As Andrew Huddleston has recently written, Nietzsche understands that “decadence is literally a kind of disorder – that is, a lack of cohesive order – within the individual or the culture.” It is a sickness by which individuals and groups think only of themselves and lose sight of their belonging to a common world or a meaningful order.
The disordering forces of decadence are not always disadvantageous. Throughout American history centripetal forces have allowed an understanding of power that permits different states and plural groups pursuing their own interests to nevertheless hold fast to the common idea of constitutional republican democracy and government by the people.
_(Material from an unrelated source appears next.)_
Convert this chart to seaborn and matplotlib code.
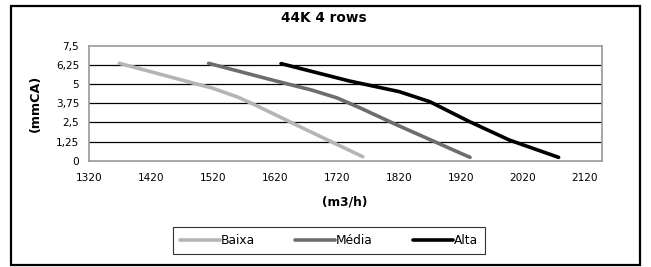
import pandas as pd
import seaborn as sns
import matplotlib.pyplot as plt
from matplotlib.patches import Rectangle

# values
baixa_x = [1369, 1520, 1560, 1590, 1670, 1762]
baixa_y = [6.35, 4.72, 4.15, 3.6, 2.03, 0.26]

media_x = [1513, 1612, 1680, 1720, 1760, 1816, 1935]
media_y = [6.35, 5.3, 4.6, 4.1, 3.4, 2.35, 0.22]

alta_x = [1630, 1740, 1821, 1870, 1934, 1999, 2078]
alta_y = [6.33, 5.2, 4.5, 3.85, 2.55, 1.34, 0.22]

series_names = ["Baixa", "Média", "Alta"]
series_colors = ["#b5b5b5", "#6b6d70", "#000000"]

x_ticks = [1320, 1420, 1520, 1620, 1720, 1820, 1920, 2020, 2120]
y_ticks = [0, 1.25, 2.5, 3.75, 5, 6.25, 7.5]
y_tick_labels = ["0", "1,25", "2,5", "3,75", "5", "6,25", "7,5"]

# long table for seaborn
rows = []
for name, xs, ys in zip(series_names, [baixa_x, media_x, alta_x], [baixa_y, media_y, alta_y]):
    for x, y in zip(xs, ys):
        rows.append({"vazao": x, "pressao": y, "serie": name})
df = pd.DataFrame(rows)

sns.set_style("white")
plt.rcParams['font.family'] = ['DejaVu Sans']
plt.rcParams['text.color'] = 'black'

fig = plt.figure(figsize=(6.51, 2.67), dpi=100)
ax = fig.add_axes([0.1367, 0.398, 0.788, 0.431])

sns.lineplot(data=df, x="vazao", y="pressao", hue="serie", hue_order=series_names,
             palette=series_colors, linewidth=2.6, sort=False, estimator=None,
             legend=False, ax=ax)

ax.set_xlim(1320, 2148)
ax.set_ylim(0, 7.5)
ax.set_xticks(x_ticks)
ax.set_yticks(y_ticks)
ax.set_yticklabels(y_tick_labels)
ax.tick_params(axis="both", labelsize=7.6, direction="out", length=4, width=0.8,
               color="#808080", labelcolor="black", pad=3)
ax.tick_params(axis="x", pad=5)
ax.set_xlabel("")
ax.set_ylabel("")

# horizontal gridlines
for y in y_ticks[1:-1]:
    ax.axhline(y, color="black", linewidth=0.9, zorder=0)
for s in ax.spines.values():
    s.set_color("#9a9a9a")
    s.set_linewidth(1.2)

# texts
fig.text(0.498, 0.932, "44K 4 rows", ha="center", va="center", fontsize=9.8, fontweight="bold")
fig.text(0.53, 0.245, "(m3/h)", ha="center", va="center", fontsize=8.8, fontweight="bold")
fig.text(0.054, 0.614, "(mmCA)", ha="center", va="center", rotation=90, fontsize=9.2, fontweight="bold")

# legend
handles = [plt.Line2D([], [], color=c, linewidth=2.6) for c in series_colors]
leg = fig.legend(handles, series_names, loc="center", bbox_to_anchor=(0.505, 0.10), ncol=3,
                 fontsize=8.8, frameon=True, fancybox=False, handlelength=3.3,
                 handletextpad=0.05, columnspacing=3.3, borderpad=0.55)
leg.get_frame().set_edgecolor("black")
leg.get_frame().set_linewidth(0.8)

# outer border
fig.patches.append(Rectangle((0.017, 0.008), 0.966, 0.97, transform=fig.transFigure,
                             fill=False, edgecolor="black", linewidth=1.6))

fig.savefig("out.png", dpi=100)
What we see in the irony of the elites—let alone the decadence of the bourgeoisie and the power brokers—is the superior feeling of freedom that proceeds from the belief in the comic dissolution of the moral, political and economic values that have for two centuries animated the American imagination of itself as a exceptional experiment in free and democratic self-government.
Noonan is right to call out this ironic pose of the elite. She is right to worry that “No one wants to be the earnest outsider now, no one wants to play the sober steward, no one wants to be the grind, the guy carrying around a cross of dignity. No one wants to be accused of being staid. No one wants to say, “This isn’t good for the country, and it isn’t good for our profession.”” Her essay is your weekend read. Don’t forget to watch the videos. See if you catch yourself smile.